The Colorado Oil and Gas Conservation Commission has said it does not know the locations of all the industry’s pipelines, but leaves it up to local jurisdictions to decide where development can occur in proximity to pipelines.

Dan Haley, president of the Colorado Oil and Gas Association, argued against the statewide legislation earlier this year because widespread mapping would be regulated by different agencies, creating a potential for “significant conflict.”

“Any sort of local regulation is a challenge,” Jason Oates, the spokesman for Crestone Peak Resources — Erie’s primary oil and gas operator — said Thursday. “It creates a patchwork for regulatory bodies — that’s why we’ve preferred legislation at the state level; it provides a consistent process.

“My fear is not how this information will be used by anti-oil and gas individuals,” he said of a common industry complaint. Oates said his fears rest rather on how people interpret the information.

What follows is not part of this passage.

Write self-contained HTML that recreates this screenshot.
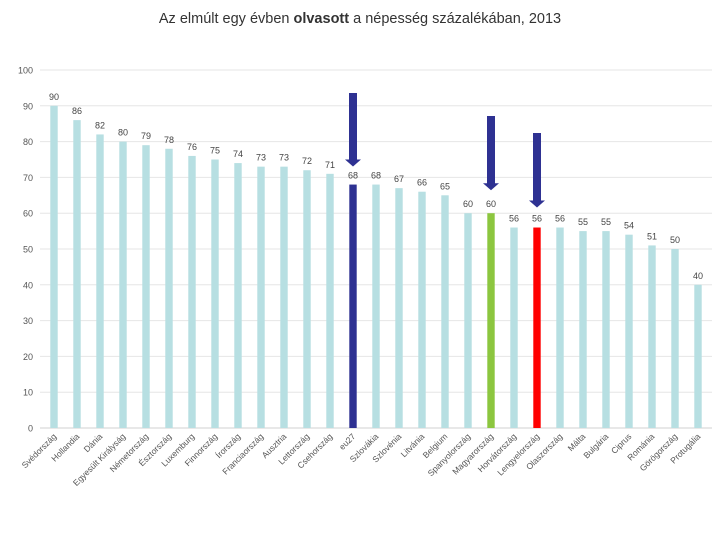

However, if the ordinances are approved, “It’s just another process that we’re going to have to look over and respond to,” he said.

The growing coexistence between fracking and development was spotlighted in the wake of April’s deadly Firestone home explosion, which spurred Anadarko Petroleum Corporation to shut down 3,000 wells across the state and revived the conversation around stricter regulation along the Front Range.

Colorado’s oil and gas industry has opposed revealing pipeline locations in the past — even in the wake of the Firestone blast, which was fueled by gas emitting from a cut Anadarko pipeline and has sparked statewide debate about the industry’s reach.

Opposition from the industry has prompted state lawmakers — mostly Republicans — to shoot down regulation efforts.

However, a similar ordinance on a local scale has stronger precedent, Green said Thursday.

“The idea of regulating oil and gas — lots of towns have been doing it for years,” she said. “But because of what happened in Firestone, people are now saying we need to know where these things are more than ever.”

The issue for the industry “is more the principle of it,” she said. “Their view is that anything that’s different from what the COGCC asks for is potentially preemptive. But from a local government’s perspective, it falls right within their land-use authority.”

Such inertia at the state level has invoked a sense of urgency among local municipalities, who have found themselves a flash point for greater local control over the industry’s reach.

Erie last month passed a landmark odor ordinance that now allows operators to be ticketed and fined by local law enforcement and municipal judges, respectively.

In May, trustees approved a contract with Denver-based Pinyon Environmental Inc. that could cost the town up to $200,000 for air quality monitoring near several oil and gas sites. Their results will play a large role in the town’s reexamination of oil and gas operation setbacks.